> **Input records**:
* BEGIN *

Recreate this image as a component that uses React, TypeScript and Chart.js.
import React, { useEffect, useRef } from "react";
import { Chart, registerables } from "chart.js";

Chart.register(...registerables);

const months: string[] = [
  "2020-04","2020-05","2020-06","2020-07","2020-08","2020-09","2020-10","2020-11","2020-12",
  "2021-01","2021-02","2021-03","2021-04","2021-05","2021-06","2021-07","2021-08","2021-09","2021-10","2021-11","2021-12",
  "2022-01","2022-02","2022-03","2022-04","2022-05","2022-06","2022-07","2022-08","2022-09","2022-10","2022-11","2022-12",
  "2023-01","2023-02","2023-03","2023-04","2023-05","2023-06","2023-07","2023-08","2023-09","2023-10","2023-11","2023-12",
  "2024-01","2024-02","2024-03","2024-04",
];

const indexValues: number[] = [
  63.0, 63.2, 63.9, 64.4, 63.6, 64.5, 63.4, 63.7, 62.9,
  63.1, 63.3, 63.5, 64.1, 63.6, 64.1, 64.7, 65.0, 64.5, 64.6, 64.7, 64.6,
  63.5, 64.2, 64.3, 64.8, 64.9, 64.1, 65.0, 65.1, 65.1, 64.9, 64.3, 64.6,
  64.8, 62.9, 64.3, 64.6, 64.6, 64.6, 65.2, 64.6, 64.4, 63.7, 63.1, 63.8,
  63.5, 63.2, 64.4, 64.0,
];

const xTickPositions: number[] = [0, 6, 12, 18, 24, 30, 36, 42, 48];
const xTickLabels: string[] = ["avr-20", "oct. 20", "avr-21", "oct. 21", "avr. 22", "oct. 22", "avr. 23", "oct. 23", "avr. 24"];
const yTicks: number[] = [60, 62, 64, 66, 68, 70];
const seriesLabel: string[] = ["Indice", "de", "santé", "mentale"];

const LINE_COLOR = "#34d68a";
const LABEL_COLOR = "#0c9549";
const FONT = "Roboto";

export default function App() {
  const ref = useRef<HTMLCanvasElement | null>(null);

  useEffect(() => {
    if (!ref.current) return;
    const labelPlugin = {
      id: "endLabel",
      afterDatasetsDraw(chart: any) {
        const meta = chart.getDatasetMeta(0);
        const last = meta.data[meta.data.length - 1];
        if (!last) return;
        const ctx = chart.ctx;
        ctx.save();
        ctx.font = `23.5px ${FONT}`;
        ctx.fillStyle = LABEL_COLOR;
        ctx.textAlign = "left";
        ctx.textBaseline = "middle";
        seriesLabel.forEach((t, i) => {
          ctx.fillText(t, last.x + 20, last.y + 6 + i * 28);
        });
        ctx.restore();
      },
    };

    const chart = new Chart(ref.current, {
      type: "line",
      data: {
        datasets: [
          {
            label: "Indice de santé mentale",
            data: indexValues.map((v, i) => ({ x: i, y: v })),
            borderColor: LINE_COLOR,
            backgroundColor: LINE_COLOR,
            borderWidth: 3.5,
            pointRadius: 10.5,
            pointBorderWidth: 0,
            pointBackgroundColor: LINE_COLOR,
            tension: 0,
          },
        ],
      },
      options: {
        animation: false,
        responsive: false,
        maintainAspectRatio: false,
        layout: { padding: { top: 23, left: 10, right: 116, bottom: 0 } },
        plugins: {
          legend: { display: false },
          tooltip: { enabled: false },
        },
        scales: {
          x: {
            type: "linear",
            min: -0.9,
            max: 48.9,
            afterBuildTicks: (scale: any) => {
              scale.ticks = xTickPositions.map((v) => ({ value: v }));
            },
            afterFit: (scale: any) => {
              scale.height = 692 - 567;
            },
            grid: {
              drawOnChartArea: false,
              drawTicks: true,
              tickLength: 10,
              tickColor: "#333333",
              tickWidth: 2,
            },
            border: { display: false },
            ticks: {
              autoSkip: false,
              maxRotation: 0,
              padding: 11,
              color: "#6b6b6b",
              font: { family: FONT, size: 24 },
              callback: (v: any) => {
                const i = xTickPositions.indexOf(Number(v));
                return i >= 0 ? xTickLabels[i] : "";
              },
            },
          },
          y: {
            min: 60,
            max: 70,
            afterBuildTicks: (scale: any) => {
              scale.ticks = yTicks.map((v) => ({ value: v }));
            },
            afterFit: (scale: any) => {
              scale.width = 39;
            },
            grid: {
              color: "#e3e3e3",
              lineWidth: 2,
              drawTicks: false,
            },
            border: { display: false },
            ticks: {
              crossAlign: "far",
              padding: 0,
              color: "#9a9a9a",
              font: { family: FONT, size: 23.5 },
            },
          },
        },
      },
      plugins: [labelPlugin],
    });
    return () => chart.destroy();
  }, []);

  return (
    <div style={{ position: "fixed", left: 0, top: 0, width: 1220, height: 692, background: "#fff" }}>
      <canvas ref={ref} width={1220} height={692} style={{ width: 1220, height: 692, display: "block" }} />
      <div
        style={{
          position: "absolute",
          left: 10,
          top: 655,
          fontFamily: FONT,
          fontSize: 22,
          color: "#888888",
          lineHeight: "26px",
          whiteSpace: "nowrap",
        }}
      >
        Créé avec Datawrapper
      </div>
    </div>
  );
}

* END *
* BEGIN *

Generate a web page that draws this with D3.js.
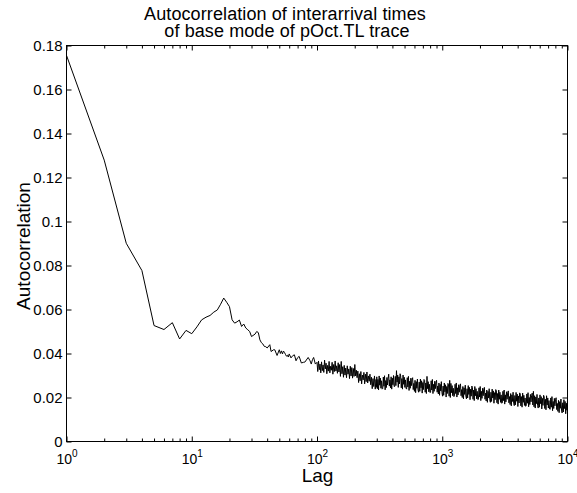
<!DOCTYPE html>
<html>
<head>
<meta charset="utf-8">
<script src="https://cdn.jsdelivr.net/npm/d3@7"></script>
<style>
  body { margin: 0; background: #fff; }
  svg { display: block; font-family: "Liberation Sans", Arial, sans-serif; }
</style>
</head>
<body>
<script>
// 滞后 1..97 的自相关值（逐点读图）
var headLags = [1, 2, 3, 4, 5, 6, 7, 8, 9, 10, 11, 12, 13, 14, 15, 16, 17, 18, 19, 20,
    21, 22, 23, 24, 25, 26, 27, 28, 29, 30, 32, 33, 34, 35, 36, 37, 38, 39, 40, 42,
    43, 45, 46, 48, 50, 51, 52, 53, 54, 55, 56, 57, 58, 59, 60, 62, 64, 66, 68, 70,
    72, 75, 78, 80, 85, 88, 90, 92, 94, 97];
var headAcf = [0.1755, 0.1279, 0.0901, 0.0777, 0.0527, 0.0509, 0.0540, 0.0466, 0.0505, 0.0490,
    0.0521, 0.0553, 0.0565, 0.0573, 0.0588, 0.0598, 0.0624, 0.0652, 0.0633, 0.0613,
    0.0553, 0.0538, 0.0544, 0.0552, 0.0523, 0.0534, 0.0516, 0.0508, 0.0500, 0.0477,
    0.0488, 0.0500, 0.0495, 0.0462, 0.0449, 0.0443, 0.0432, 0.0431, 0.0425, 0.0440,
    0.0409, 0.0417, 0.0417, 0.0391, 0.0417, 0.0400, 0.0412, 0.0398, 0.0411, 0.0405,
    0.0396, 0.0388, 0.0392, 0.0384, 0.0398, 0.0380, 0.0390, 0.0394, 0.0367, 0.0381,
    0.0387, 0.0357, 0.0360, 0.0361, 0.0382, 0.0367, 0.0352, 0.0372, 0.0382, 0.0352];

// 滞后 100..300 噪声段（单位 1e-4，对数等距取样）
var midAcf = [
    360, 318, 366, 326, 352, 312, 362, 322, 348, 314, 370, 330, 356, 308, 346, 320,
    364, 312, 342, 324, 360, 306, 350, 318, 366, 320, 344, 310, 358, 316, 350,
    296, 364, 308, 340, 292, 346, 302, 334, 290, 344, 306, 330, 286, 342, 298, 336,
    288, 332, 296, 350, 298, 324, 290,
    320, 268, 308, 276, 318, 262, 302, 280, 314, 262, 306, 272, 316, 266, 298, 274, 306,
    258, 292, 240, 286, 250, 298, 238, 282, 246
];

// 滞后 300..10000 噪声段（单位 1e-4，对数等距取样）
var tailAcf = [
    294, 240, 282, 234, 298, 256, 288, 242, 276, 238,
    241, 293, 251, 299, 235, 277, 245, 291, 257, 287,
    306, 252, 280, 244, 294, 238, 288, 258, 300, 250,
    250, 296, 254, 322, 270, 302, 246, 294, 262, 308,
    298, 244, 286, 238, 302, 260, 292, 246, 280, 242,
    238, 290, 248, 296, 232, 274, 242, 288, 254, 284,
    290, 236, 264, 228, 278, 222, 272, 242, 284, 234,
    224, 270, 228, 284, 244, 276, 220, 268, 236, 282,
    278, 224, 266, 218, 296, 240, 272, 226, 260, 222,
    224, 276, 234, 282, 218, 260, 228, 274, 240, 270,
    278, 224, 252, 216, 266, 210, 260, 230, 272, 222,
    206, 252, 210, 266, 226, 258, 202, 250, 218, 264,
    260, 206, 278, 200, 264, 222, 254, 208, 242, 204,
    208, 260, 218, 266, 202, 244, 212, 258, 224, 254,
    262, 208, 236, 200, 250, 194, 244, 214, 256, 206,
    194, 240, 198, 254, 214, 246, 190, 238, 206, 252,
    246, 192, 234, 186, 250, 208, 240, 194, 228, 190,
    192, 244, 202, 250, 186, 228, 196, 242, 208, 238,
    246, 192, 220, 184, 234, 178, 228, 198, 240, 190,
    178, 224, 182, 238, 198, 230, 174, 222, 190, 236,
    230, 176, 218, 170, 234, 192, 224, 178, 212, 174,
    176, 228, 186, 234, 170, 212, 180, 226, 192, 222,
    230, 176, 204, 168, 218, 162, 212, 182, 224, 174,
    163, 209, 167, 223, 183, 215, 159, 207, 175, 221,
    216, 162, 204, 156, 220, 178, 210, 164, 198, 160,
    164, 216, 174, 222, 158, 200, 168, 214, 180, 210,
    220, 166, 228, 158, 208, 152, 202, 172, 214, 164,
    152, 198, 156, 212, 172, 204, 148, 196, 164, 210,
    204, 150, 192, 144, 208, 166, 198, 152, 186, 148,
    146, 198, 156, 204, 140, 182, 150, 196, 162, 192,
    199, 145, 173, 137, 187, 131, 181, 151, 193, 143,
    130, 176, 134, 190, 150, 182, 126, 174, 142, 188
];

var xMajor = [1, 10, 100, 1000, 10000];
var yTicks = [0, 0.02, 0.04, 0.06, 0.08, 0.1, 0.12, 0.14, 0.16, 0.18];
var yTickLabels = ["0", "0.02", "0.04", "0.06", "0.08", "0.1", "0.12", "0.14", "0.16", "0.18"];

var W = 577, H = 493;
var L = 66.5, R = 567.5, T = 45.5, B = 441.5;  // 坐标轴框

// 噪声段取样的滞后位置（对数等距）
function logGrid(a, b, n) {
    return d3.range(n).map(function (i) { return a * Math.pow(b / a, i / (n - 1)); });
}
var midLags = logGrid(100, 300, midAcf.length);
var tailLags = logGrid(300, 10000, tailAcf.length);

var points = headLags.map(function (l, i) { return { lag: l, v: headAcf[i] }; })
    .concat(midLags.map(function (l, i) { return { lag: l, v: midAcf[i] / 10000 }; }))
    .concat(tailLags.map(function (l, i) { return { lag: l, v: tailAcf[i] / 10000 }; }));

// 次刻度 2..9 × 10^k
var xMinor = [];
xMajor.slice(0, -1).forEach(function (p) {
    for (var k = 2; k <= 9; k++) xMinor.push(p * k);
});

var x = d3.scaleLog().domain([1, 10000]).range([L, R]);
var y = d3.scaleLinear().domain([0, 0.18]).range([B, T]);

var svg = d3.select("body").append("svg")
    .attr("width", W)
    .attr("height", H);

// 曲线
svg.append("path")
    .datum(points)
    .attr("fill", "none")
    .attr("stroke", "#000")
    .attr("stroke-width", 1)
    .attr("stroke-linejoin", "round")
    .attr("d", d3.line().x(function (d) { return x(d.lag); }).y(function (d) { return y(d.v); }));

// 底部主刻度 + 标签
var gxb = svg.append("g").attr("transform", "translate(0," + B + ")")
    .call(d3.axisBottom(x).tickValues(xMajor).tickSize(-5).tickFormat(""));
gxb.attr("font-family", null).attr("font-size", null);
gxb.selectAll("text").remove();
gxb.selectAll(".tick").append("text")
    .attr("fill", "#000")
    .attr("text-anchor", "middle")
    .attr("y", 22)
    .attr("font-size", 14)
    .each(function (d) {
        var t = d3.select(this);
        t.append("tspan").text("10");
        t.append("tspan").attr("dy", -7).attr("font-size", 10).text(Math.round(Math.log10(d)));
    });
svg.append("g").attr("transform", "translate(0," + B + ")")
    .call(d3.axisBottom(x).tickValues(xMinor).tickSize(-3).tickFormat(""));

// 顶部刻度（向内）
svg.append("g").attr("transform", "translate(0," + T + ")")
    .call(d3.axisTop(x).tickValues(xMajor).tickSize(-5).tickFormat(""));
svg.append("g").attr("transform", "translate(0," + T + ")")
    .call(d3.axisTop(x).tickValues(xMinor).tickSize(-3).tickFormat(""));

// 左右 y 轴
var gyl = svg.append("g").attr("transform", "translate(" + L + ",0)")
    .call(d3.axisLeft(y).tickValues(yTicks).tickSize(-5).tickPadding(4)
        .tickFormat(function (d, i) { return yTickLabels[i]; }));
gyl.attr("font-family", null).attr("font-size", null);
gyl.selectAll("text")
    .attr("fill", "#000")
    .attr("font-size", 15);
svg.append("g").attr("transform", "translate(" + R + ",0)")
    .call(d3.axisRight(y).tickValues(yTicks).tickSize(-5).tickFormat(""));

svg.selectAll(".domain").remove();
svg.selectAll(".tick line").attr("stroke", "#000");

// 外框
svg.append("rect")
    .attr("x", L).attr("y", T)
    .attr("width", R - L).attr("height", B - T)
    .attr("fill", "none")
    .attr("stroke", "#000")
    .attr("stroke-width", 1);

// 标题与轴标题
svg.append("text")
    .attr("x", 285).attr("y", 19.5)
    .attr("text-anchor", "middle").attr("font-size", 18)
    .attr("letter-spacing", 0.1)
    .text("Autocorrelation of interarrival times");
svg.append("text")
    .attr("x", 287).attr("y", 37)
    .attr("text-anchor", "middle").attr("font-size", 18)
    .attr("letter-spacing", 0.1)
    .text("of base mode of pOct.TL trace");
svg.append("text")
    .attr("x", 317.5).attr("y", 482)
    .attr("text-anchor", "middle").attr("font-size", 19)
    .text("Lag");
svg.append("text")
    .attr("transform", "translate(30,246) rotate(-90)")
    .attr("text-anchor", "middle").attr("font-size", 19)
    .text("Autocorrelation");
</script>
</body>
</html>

* END *
* BEGIN *

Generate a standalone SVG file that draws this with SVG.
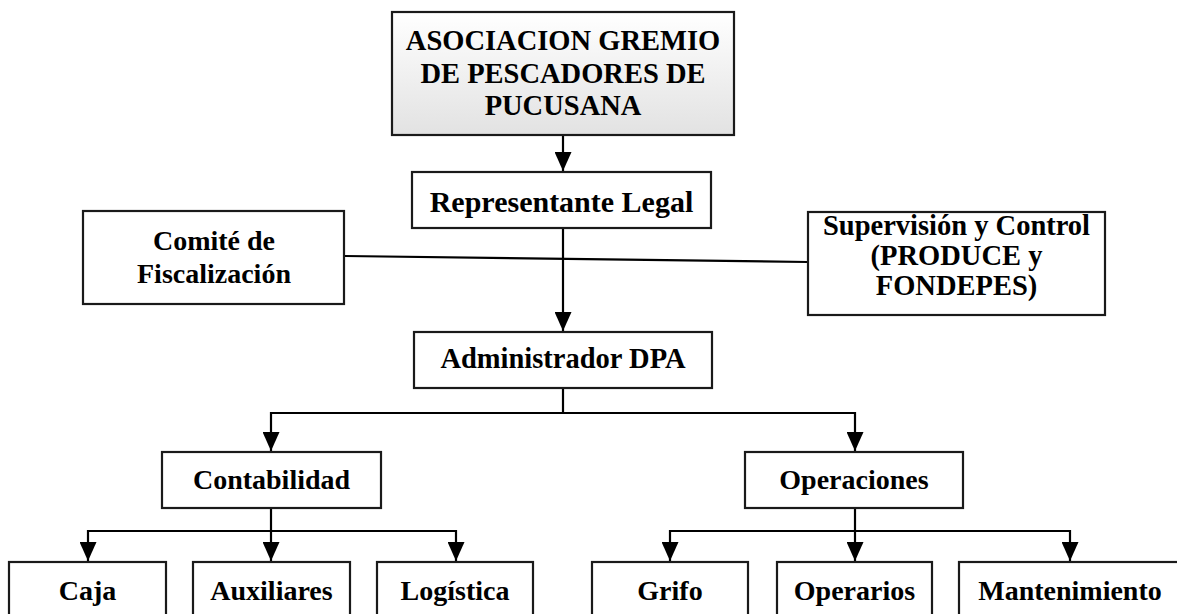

* END *

> **Objective**:
Search the data above for the word "that", then gather each line in which it appears.

> **Completed task**:
Recreate this image as a component that uses React, TypeScript and Chart.js.
Generate a web page that draws this with D3.js.
Generate a standalone SVG file that draws this with SVG.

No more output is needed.